The government's tax rises from freezing income tax thresholds are £12.5bn higher than expected due to rising inflation.

Last year Chancellor Rishi Sunak announced a four-year freeze to income tax thresholds which, based on inflation forecasts at the time, was expected to represent a tax rise of £8bn.

But analysis from the IFS has shown the policy is now expected to represent a £20.5bn tax hike, compared with a policy of increasing thresholds with inflation, as inflation has risen sharply and is projected to rise even further.

The resulting potential tax take is on top of next month's National Insurance hike of 12.5 percentage points, which will bring in an extra £13bn.

The IFS warned the figures underlined the danger with freezing thresholds for long periods. 

Tom Waters, a senior research economist at the IFS, said: “Usually tax thresholds go up in line with inflation.

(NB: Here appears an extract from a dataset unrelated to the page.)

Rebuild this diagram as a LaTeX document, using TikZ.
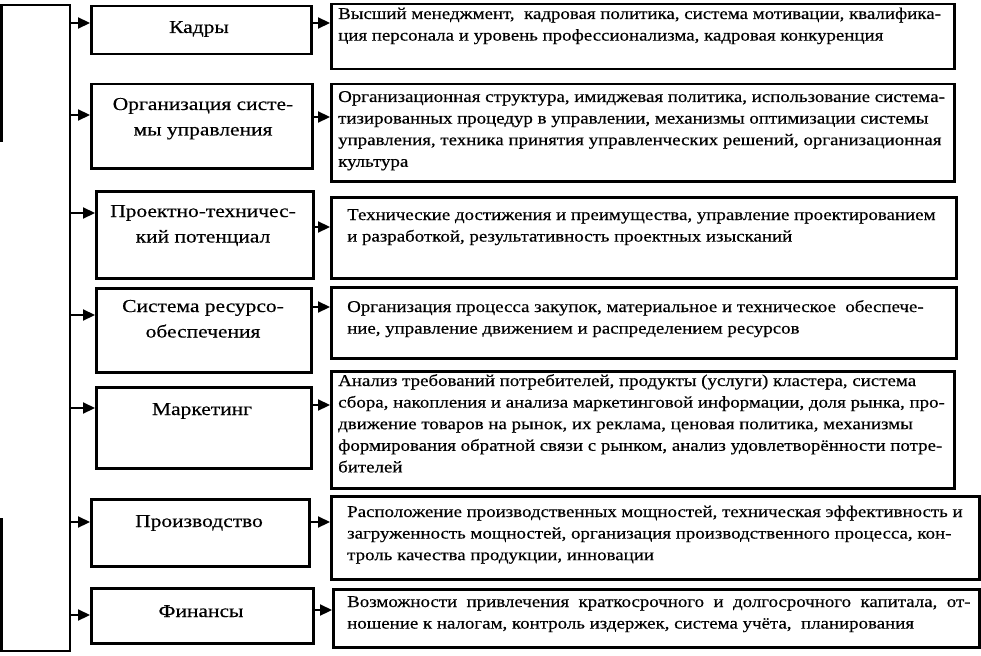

Last March, when the chancellor announced a four-year freeze in income tax thresholds, inflation was fairly low and so he expected it to raise about £8bn per year.

"Since then inflation has risen rapidly and is expected to rise even further, peaking at more than 8 per cent. That means that the tax threshold freeze is now on track to be a £20.5bn tax hike – two and a half times what was originally expected.

"This episode highlights the danger with setting tax thresholds in nominal terms for long periods of time – unexpected changes in inflation can make the size of a planned tax rise much bigger or smaller than expected.”

Inflation rose to a 30-year high of 5.5 per cent in January and is expected to rise to close to 8 per cent next month. The ongoing war in Ukraine could put yet further pressure on inflation as widespread economic sanctions on Russia start to bite.

The Bank of America Merrill Lynch in its latest UK Economic Watch report forecast inflation to stay at 7 per cent for most of 2022, which it said would have to trigger the monetary policy committee into a series of rate rises.

The Bank of England had already raised its base rate to 0.5 per cent in February and today hiked it further to 0.75 per cent.

The bank's monetary policy committee said the impact of the war in Ukraine had "accentuated" both the peak in inflation, and the squeeze on household incomes.

It said it expects inflation to increase to about 8 per cent in the second quarter of the year, with the possibility of a higher rise at some point in 2022.